Um dos contextos surpreendentes, e já muito discutido e analisado, foi o das eleições europeias, com uma descida geral da abstenção no espaço europeu, uma maior participação dos e das mais jovens, e a não confirmação do processo de consolidação dos partidos de direita e de extrema-direita. E uma das lições a retirar é a seguinte: o discurso político emancipador e radical não está esgotado, mas sim as metáforas, os temas e os símbolos que o têm veiculado. É necessário um exercício de tradução e de proximidade políticas para apreender as causas que são mobilizadoras e as imagens em que os mesmos se podem cristalizar ou sustentar.

Mais recentemente, longe estavam as autoridades de Hong-Kong de imaginar que uma proposta de lei para a extradição de cidadãos e cidadãs par a China seria acolhida e rejeitada de forma tão veemente por ativistas, movimentos sociais e, muito importante neste contexto concreto, por certos líderes religiosos. A memória, as práticas e os reportórios de protesto de 2014 estão presentes nas mobilizações de 2019, e o jogo complexo, contraditório e conflituante da imaginação democrática, ou seja da possibilidade de um exercício partilhado de poder, de uma igualdade quase inatingível e utópica mas que se instala teimosamente como referente do estar/com e do estar/juntos, emerge e manifesta-se, neste caso sem cedências a potências tutelares.
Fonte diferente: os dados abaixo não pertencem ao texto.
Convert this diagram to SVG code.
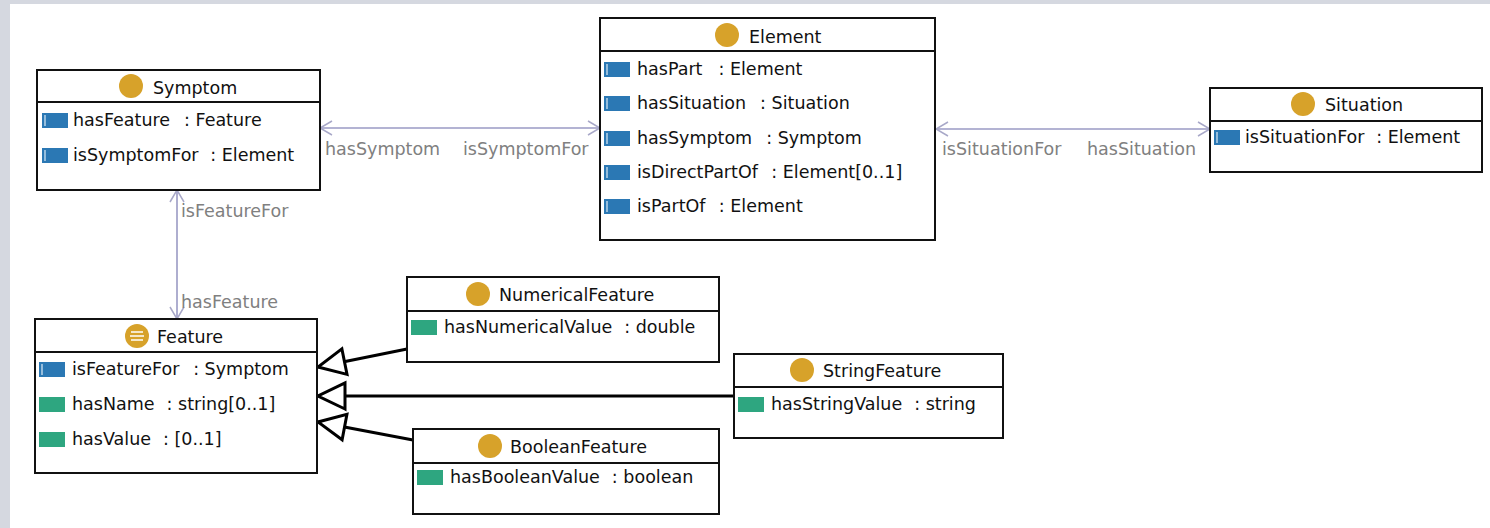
<svg xmlns="http://www.w3.org/2000/svg" xmlns:xlink="http://www.w3.org/1999/xlink" width="1490" height="528" viewBox="0 0 1490 528">
<style>
.box{fill:#ffffff;stroke:#111;stroke-width:2}
.div{stroke:#111;stroke-width:2}
.t{font-family:"DejaVu Sans",Verdana,sans-serif;font-size:17.5px;fill:#111}
.lbl{font-family:"DejaVu Sans",Verdana,sans-serif;font-size:17.5px;fill:#808080}
.cls{fill:#d7a22a}
.assoc{stroke:#9a9ac4;stroke-width:1.6;fill:none;marker-start:url(#openS);marker-end:url(#openE)}
.gen{stroke:#000;stroke-width:3;fill:none;marker-end:url(#tri)}
</style>
<defs>
<marker id="openE" viewBox="0 0 14 16" refX="13" refY="8" markerWidth="14" markerHeight="16" markerUnits="userSpaceOnUse" orient="auto">
<path d="M1,1 L13,8 L1,15" fill="none" stroke="#a8a8c8" stroke-width="1.5"/>
</marker>
<marker id="openS" viewBox="0 0 14 16" refX="1" refY="8" markerWidth="14" markerHeight="16" markerUnits="userSpaceOnUse" orient="auto">
<path d="M13,1 L1,8 L13,15" fill="none" stroke="#a8a8c8" stroke-width="1.5"/>
</marker>
<marker id="tri" viewBox="0 0 32 32" refX="30" refY="16" markerWidth="32" markerHeight="32" markerUnits="userSpaceOnUse" orient="auto">
<path d="M3,3 L30,16 L3,29 Z" fill="#fff" stroke="#000" stroke-width="3"/>
</marker>
<g id="obj"><rect x="0" y="0" width="26" height="15" fill="#2b78b4"/><line x1="3" y1="2" x2="3" y2="13" stroke="#cfe4f3" stroke-width="1.3"/></g>
<g id="dat"><rect x="0" y="0" width="26" height="15" fill="#2ea680"/></g>
</defs>
<rect x="0" y="0" width="1490" height="528" fill="#ffffff"/>
<rect x="0" y="0" width="1490" height="4" fill="#d5d8e0"/>
<rect x="0" y="0" width="10" height="528" fill="#d5d8e0"/>

<g id="connectors">
<line class="assoc" x1="320" y1="128" x2="600" y2="128"/>
<text class="lbl" x="325" y="155">hasSymptom</text>
<text class="lbl" x="463" y="155">isSymptomFor</text>
<line class="assoc" x1="936" y1="129" x2="1210" y2="129"/>
<text class="lbl" x="942" y="155">isSituationFor</text>
<text class="lbl" x="1087" y="155">hasSituation</text>
<line class="assoc" x1="177" y1="190" x2="177" y2="319"/>
<text class="lbl" x="181" y="217">isFeatureFor</text>
<text class="lbl" x="181" y="308">hasFeature</text>
<line class="gen" x1="407" y1="349" x2="318" y2="367"/>
<line class="gen" x1="734" y1="396" x2="318" y2="396"/>
<line class="gen" x1="413" y1="440" x2="318" y2="422"/>
</g>

<g id="Symptom">
<rect class="box" x="37" y="70" width="283" height="120"/>
<line class="div" x1="37" y1="102" x2="320" y2="102"/>
<circle class="cls" cx="131" cy="86" r="12"/>
<text class="t" x="153" y="94">Symptom</text>
<use xlink:href="#obj" x="42" y="113"/>
<text class="t" x="73" y="126">hasFeature<tspan dx="14">: Feature</tspan></text>
<use xlink:href="#obj" x="42" y="148"/>
<text class="t" x="73" y="161">isSymptomFor<tspan dx="12">: Element</tspan></text>
</g>

<g id="Element">
<rect class="box" x="600" y="18" width="335" height="222"/>
<line class="div" x1="600" y1="51" x2="935" y2="51"/>
<circle class="cls" cx="727" cy="35" r="12"/>
<text class="t" x="749" y="43">Element</text>
<use xlink:href="#obj" x="604" y="62"/>
<text class="t" x="637" y="75">hasPart<tspan dx="16">: Element</tspan></text>
<use xlink:href="#obj" x="604" y="96"/>
<text class="t" x="637" y="109">hasSituation<tspan dx="14">: Situation</tspan></text>
<use xlink:href="#obj" x="604" y="131"/>
<text class="t" x="637" y="144">hasSymptom<tspan dx="14">: Symptom</tspan></text>
<use xlink:href="#obj" x="604" y="165"/>
<text class="t" x="637" y="178">isDirectPartOf<tspan dx="14">: Element[0..1]</tspan></text>
<use xlink:href="#obj" x="604" y="199"/>
<text class="t" x="637" y="212">isPartOf<tspan dx="14">: Element</tspan></text>
</g>

<g id="Situation">
<rect class="box" x="1210" y="88" width="272" height="84"/>
<line class="div" x1="1210" y1="121" x2="1482" y2="121"/>
<circle class="cls" cx="1303" cy="104" r="12"/>
<text class="t" x="1325" y="111">Situation</text>
<use xlink:href="#obj" x="1214" y="130"/>
<text class="t" x="1245" y="143">isSituationFor<tspan dx="12">: Element</tspan></text>
</g>

<g id="Feature">
<rect class="box" x="35" y="319" width="282" height="154"/>
<line class="div" x1="35" y1="352" x2="317" y2="352"/>
<circle class="cls" cx="137" cy="336" r="12"/>
<line x1="131" y1="332" x2="143" y2="332" stroke="#fff" stroke-width="1.5"/>
<line x1="130" y1="336" x2="144" y2="336" stroke="#fff" stroke-width="1.5"/>
<line x1="131" y1="340" x2="143" y2="340" stroke="#fff" stroke-width="1.5"/>
<text class="t" x="157" y="343">Feature</text>
<use xlink:href="#obj" x="39" y="362"/>
<text class="t" x="72" y="375">isFeatureFor<tspan dx="14">: Symptom</tspan></text>
<use xlink:href="#dat" x="39" y="397"/>
<text class="t" x="72" y="410">hasName<tspan dx="12">: string[0..1]</tspan></text>
<use xlink:href="#dat" x="39" y="432"/>
<text class="t" x="72" y="445">hasValue<tspan dx="12">: [0..1]</tspan></text>
</g>

<g id="NumericalFeature">
<rect class="box" x="407" y="277" width="312" height="85"/>
<line class="div" x1="407" y1="311" x2="719" y2="311"/>
<circle class="cls" cx="478" cy="294" r="12"/>
<text class="t" x="499" y="301">NumericalFeature</text>
<use xlink:href="#dat" x="411" y="320"/>
<text class="t" x="444" y="333">hasNumericalValue<tspan dx="12">: double</tspan></text>
</g>

<g id="StringFeature">
<rect class="box" x="734" y="354" width="269" height="84"/>
<line class="div" x1="734" y1="387" x2="1003" y2="387"/>
<circle class="cls" cx="802" cy="370" r="12"/>
<text class="t" x="823" y="377">StringFeature</text>
<use xlink:href="#dat" x="738" y="397"/>
<text class="t" x="771" y="410">hasStringValue<tspan dx="12">: string</tspan></text>
</g>

<g id="BooleanFeature">
<rect class="box" x="413" y="429" width="306" height="85"/>
<line class="div" x1="413" y1="463" x2="719" y2="463"/>
<circle class="cls" cx="490" cy="446" r="12"/>
<text class="t" x="510" y="453">BooleanFeature</text>
<use xlink:href="#dat" x="417" y="470"/>
<text class="t" x="450" y="483">hasBooleanValue<tspan dx="12">: boolean</tspan></text>
</g>
</svg>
O último exemplo prende-se com o regime ditatorial em vigor na Turquia. A derrota do partido de Recep Tayyip Erdoğan em Istambul no domingo passado, dia 23 de junho de 2019, numa eleição repetida depois de um processo fraudulento de anulação dos resultados da anterior votação, mostra, também, o efeito e a força das grandes manifestações de Gezi Park em 2013. Um protesto nunca é em vão. A sua possibilidade e sua realização revelam as pequenas fissuras emergentes nos aparelhos de poder e das forças de repressão. Um corpo em protesto é algo que fica moldado e pronto para a resistência, para a ação, sempre entretecido em redes sociais, pois um protesto é sempre algo eminentemente social, embora com capilaridade diferencial.

E é para a capacidade de compreensão destas linhas de solidariedade e para a possibilidade de aprendizagens e traduções transnacionais que nos equipa as Epistemologias do Sul, alicerçadas numa opção radical pela copresença e pela complexidade da artesania nas práticas. Destas últimas emergem a possibilidade de alternativas democráticas e a certeza de que os princípios e as lógicas democráticos não se resumem à pobreza da democracia liberal e representativa, e que outras formas e processos de fazer democracia enriquecem e contribuem para a demodiversidade e para a possibilidade de um mundo outro, de emancipação e de igualdade radical.